* Source excerpt *
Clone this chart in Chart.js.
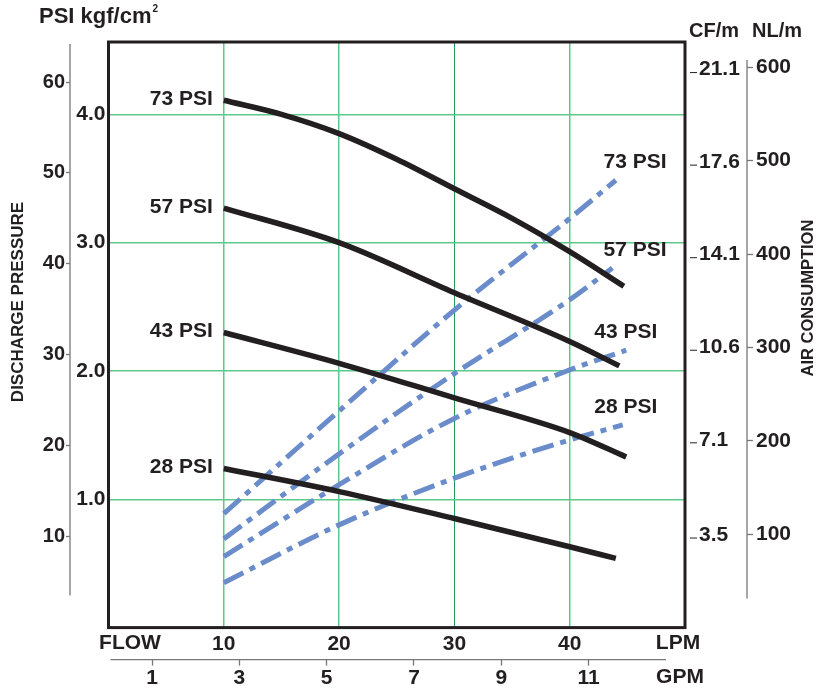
<!DOCTYPE html>
<html>
<head>
<meta charset="utf-8">
<script src="https://cdn.jsdelivr.net/npm/chart.js@4.4.1/dist/chart.umd.min.js"></script>
<style>
  html, body { margin: 0; padding: 0; background: #fff; }
  #wrap { width: 831px; height: 696px; position: relative; }
</style>
</head>
<body>
<div id="wrap"><canvas id="pump"></canvas></div>
<script>
// axis ticks
const lpmTicks = [10, 20, 30, 40];
const gpmTicks = [1, 3, 5, 7, 9, 11];
const psiTicks = [10, 20, 30, 40, 50, 60];
const kgfTicks = [1, 2, 3, 4];
const cfTicks = [3.5, 7.1, 10.6, 14.1, 17.6, 21.1];
const nlTicks = [100, 200, 300, 400, 500, 600];
const airLabels = ['73 PSI', '57 PSI', '43 PSI', '28 PSI'];

// discharge pressure (kgf/cm2) vs flow (LPM)
const flow73 = [10, 15, 20, 25, 30, 35, 40, 44.7];
const head73 = [4.11, 4.00, 3.85, 3.65, 3.42, 3.19, 2.93, 2.66];
const flow57 = [10, 20, 30, 40, 44.3];
const head57 = [3.27, 3.00, 2.61, 2.23, 2.04];
const flow43 = [10, 20, 30, 40, 44.9];
const head43 = [2.30, 2.06, 1.79, 1.52, 1.33];
const flow28 = [10, 20, 30, 40, 44.0];
const head28 = [1.24, 1.06, 0.85, 0.63, 0.54];

// air consumption (NL/m) vs flow (LPM)
const airFlow73 = [10, 20, 30, 40, 44.0];
const air73 = [122, 232, 340, 438, 479];
const airFlow57 = [10, 20, 30, 40, 43.7];
const air57 = [95, 186, 272, 351, 385];
const airFlow43 = [10, 20, 30, 40, 44.9];
const air43 = [76, 153, 224, 276, 297];
const airFlow28 = [10, 20, 30, 40, 44.6];
const air28 = [48, 110, 160, 201, 217];

const FONT = '"Liberation Sans", Arial, sans-serif';
const INK = '#231f20';
const BLUE = '#6a8cca';
const GREEN = '#5cc98a';
const GREY = '#777';

const pts = (xs, ys) => xs.map((x, i) => ({x: x, y: ys[i]}));
const setTicks = list => scale => { scale.ticks = list.map(v => ({value: v})); };
const bold = size => ({family: FONT, size: size, weight: 'bold'});

const pumpSet = (xs, ys) => ({
  data: pts(xs, ys), yAxisID: 'y', borderColor: INK, borderWidth: 5.5,
  pointRadius: 0, cubicInterpolationMode: 'monotone', borderCapStyle: 'butt'
});
const airSet = (xs, ys) => ({
  data: pts(xs, ys), yAxisID: 'yNl', borderColor: BLUE, borderWidth: 5,
  borderDash: [22, 7, 6, 7], pointRadius: 0, cubicInterpolationMode: 'monotone',
  borderCapStyle: 'butt'
});

const annotate = {
  id: 'annotate',
  afterDraw(chart) {
    const {ctx, chartArea: a, scales: s} = chart;
    const text = (t, x, y, size, align) => {
      ctx.font = 'bold ' + size + 'px ' + FONT;
      ctx.textAlign = align || 'left';
      ctx.textBaseline = 'middle';
      ctx.fillText(t, x, y);
    };
    const line = (x1, y1, x2, y2) => {
      ctx.beginPath(); ctx.moveTo(x1, y1); ctx.lineTo(x2, y2); ctx.stroke();
    };
    ctx.save();
    // plot frame
    ctx.strokeStyle = INK;
    ctx.lineWidth = 3;
    ctx.strokeRect(a.left, a.top, a.right - a.left, a.bottom - a.top);
    // outer scale lines
    ctx.strokeStyle = GREY;
    ctx.lineWidth = 1.3;
    line(s.yPsi.right, a.top + 2, s.yPsi.right, a.bottom - 32);
    line(s.yNl.left, a.top + 18, s.yNl.left, a.bottom - 29);
    line(a.left + 2, s.xGpm.top, a.right - 19, s.xGpm.top);
    // CF/m tick dashes
    ctx.lineWidth = 1;
    ctx.strokeStyle = INK;
    cfTicks.forEach(v => {
      const y = s.yCf.getPixelForValue(v) + 3;
      line(a.right + 5, y, a.right + 12, y);
    });

    ctx.fillStyle = INK;
    text('PSI kgf/cm', 39, 17, 22);
    const w = ctx.measureText('PSI kgf/cm').width;
    text('2', 39 + w + 1, 9, 10);
    text('CF/m', 689, 31, 20);
    text('NL/m', 752, 31, 20);
    text('FLOW', 130, s.x.top + 16, 21, 'center');
    text('LPM', 678, s.x.top + 16, 21, 'center');
    text('GPM', 680, s.xGpm.top + 18, 21, 'center');

    ctx.save();
    ctx.translate(18.5, 302);
    ctx.rotate(-Math.PI / 2);
    text('DISCHARGE PRESSURE', 0, 0, 17, 'center');
    ctx.restore();
    ctx.save();
    ctx.translate(808.5, 298);
    ctx.rotate(-Math.PI / 2);
    text('AIR CONSUMPTION', 0, 0, 16.5, 'center');
    ctx.restore();

    // curve labels
    const heads = [head73, head57, head43, head28];
    const airs = [air73, air57, air43, air28];
    airLabels.forEach((lab, i) => {
      text(lab, s.x.getPixelForValue(10) - 11, s.y.getPixelForValue(heads[i][0]) - 1, 21, 'right');
      const last = airs[i][airs[i].length - 1];
      const edge = i < 2 ? 48.4 : 47.6;
      text(lab, s.x.getPixelForValue(edge), s.yNl.getPixelForValue(last) - 18, 21, 'right');
    });
    ctx.restore();
  }
};

new Chart(document.getElementById('pump'), {
  type: 'line',
  data: {
    datasets: [
      pumpSet(flow73, head73), pumpSet(flow57, head57),
      pumpSet(flow43, head43), pumpSet(flow28, head28),
      airSet(airFlow73, air73), airSet(airFlow57, air57),
      airSet(airFlow43, air43), airSet(airFlow28, air28)
    ]
  },
  options: {
    responsive: true,
    maintainAspectRatio: false,
    animation: false,
    layout: {padding: {top: 42, left: 0, right: 0, bottom: 0}},
    plugins: {legend: {display: false}, tooltip: {enabled: false}},
    scales: {
      x: {
        type: 'linear', position: 'bottom', min: 0, max: 50, weight: 0,
        afterBuildTicks: setTicks(lpmTicks),
        afterFit: scale => { scale.height = 32; },
        border: {display: false},
        grid: {
          drawTicks: false,
          color: c => (c.tick && c.tick.value === 30) ? '#1f9a55' : GREEN,
          lineWidth: c => (c.tick && c.tick.value === 30) ? 1 : 1.5
        },
        ticks: {color: INK, padding: 4, font: bold(21)}
      },
      xGpm: {
        type: 'linear', position: 'bottom', min: 0, max: 50 / 3.785, weight: 1,
        afterBuildTicks: setTicks(gpmTicks),
        afterFit: scale => { scale.height = 36.4; },
        border: {display: false},
        grid: {drawOnChartArea: false, drawTicks: true, tickLength: 6, tickColor: GREY, tickWidth: 1.3},
        ticks: {color: INK, padding: 0, font: bold(21)}
      },
      y: {
        type: 'linear', position: 'left', min: 0, max: 4.564, weight: 0,
        afterBuildTicks: setTicks(kgfTicks),
        afterFit: scale => { scale.width = 38.5; },
        border: {display: false},
        grid: {drawTicks: false, color: GREEN, lineWidth: 1.5},
        ticks: {color: INK, padding: 3, callback: v => v.toFixed(1), font: bold(21)}
      },
      yPsi: {
        type: 'linear', position: 'left', min: 0, max: 64.4, weight: 1,
        afterBuildTicks: setTicks(psiTicks),
        afterFit: scale => { scale.width = 70; },
        border: {display: false},
        grid: {drawOnChartArea: false, tickLength: 4, tickColor: GREY, tickWidth: 1.3},
        ticks: {color: INK, padding: 1, font: bold(20)}
      },
      yCf: {
        type: 'linear', position: 'right', min: 0, max: 627 / 28.317, weight: 0,
        afterBuildTicks: setTicks(cfTicks),
        afterFit: scale => { scale.width = 62; },
        border: {display: false},
        grid: {drawOnChartArea: false, drawTicks: false},
        ticks: {color: INK, padding: 14, callback: v => v.toFixed(1), font: bold(21)}
      },
      yNl: {
        type: 'linear', position: 'right', min: 0, max: 627, weight: 1,
        afterBuildTicks: setTicks(nlTicks),
        afterFit: scale => { scale.width = 84; },
        border: {display: false},
        grid: {drawOnChartArea: false, tickLength: 6, tickColor: GREY, tickWidth: 1.3},
        ticks: {color: INK, padding: 3, font: bold(21)}
      }
    }
  },
  plugins: [annotate]
});
</script>
</body>
</html>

* Exercise details *
Begin at the first line of the material and copy each line exactly through the one containing "const head28 = [1.24, 1.06, 0.85, 0.63, 0.54];". Omit pictures.

* Response for this exercise *
Clone this chart in Chart.js.
<!DOCTYPE html>
<html>
<head>
<meta charset="utf-8">
<script src="https://cdn.jsdelivr.net/npm/chart.js@4.4.1/dist/chart.umd.min.js"></script>
<style>
  html, body { margin: 0; padding: 0; background: #fff; }
  #wrap { width: 831px; height: 696px; position: relative; }
</style>
</head>
<body>
<div id="wrap"><canvas id="pump"></canvas></div>
<script>
// axis ticks
const lpmTicks = [10, 20, 30, 40];
const gpmTicks = [1, 3, 5, 7, 9, 11];
const psiTicks = [10, 20, 30, 40, 50, 60];
const kgfTicks = [1, 2, 3, 4];
const cfTicks = [3.5, 7.1, 10.6, 14.1, 17.6, 21.1];
const nlTicks = [100, 200, 300, 400, 500, 600];
const airLabels = ['73 PSI', '57 PSI', '43 PSI', '28 PSI'];

// discharge pressure (kgf/cm2) vs flow (LPM)
const flow73 = [10, 15, 20, 25, 30, 35, 40, 44.7];
const head73 = [4.11, 4.00, 3.85, 3.65, 3.42, 3.19, 2.93, 2.66];
const flow57 = [10, 20, 30, 40, 44.3];
const head57 = [3.27, 3.00, 2.61, 2.23, 2.04];
const flow43 = [10, 20, 30, 40, 44.9];
const head43 = [2.30, 2.06, 1.79, 1.52, 1.33];
const flow28 = [10, 20, 30, 40, 44.0];
const head28 = [1.24, 1.06, 0.85, 0.63, 0.54];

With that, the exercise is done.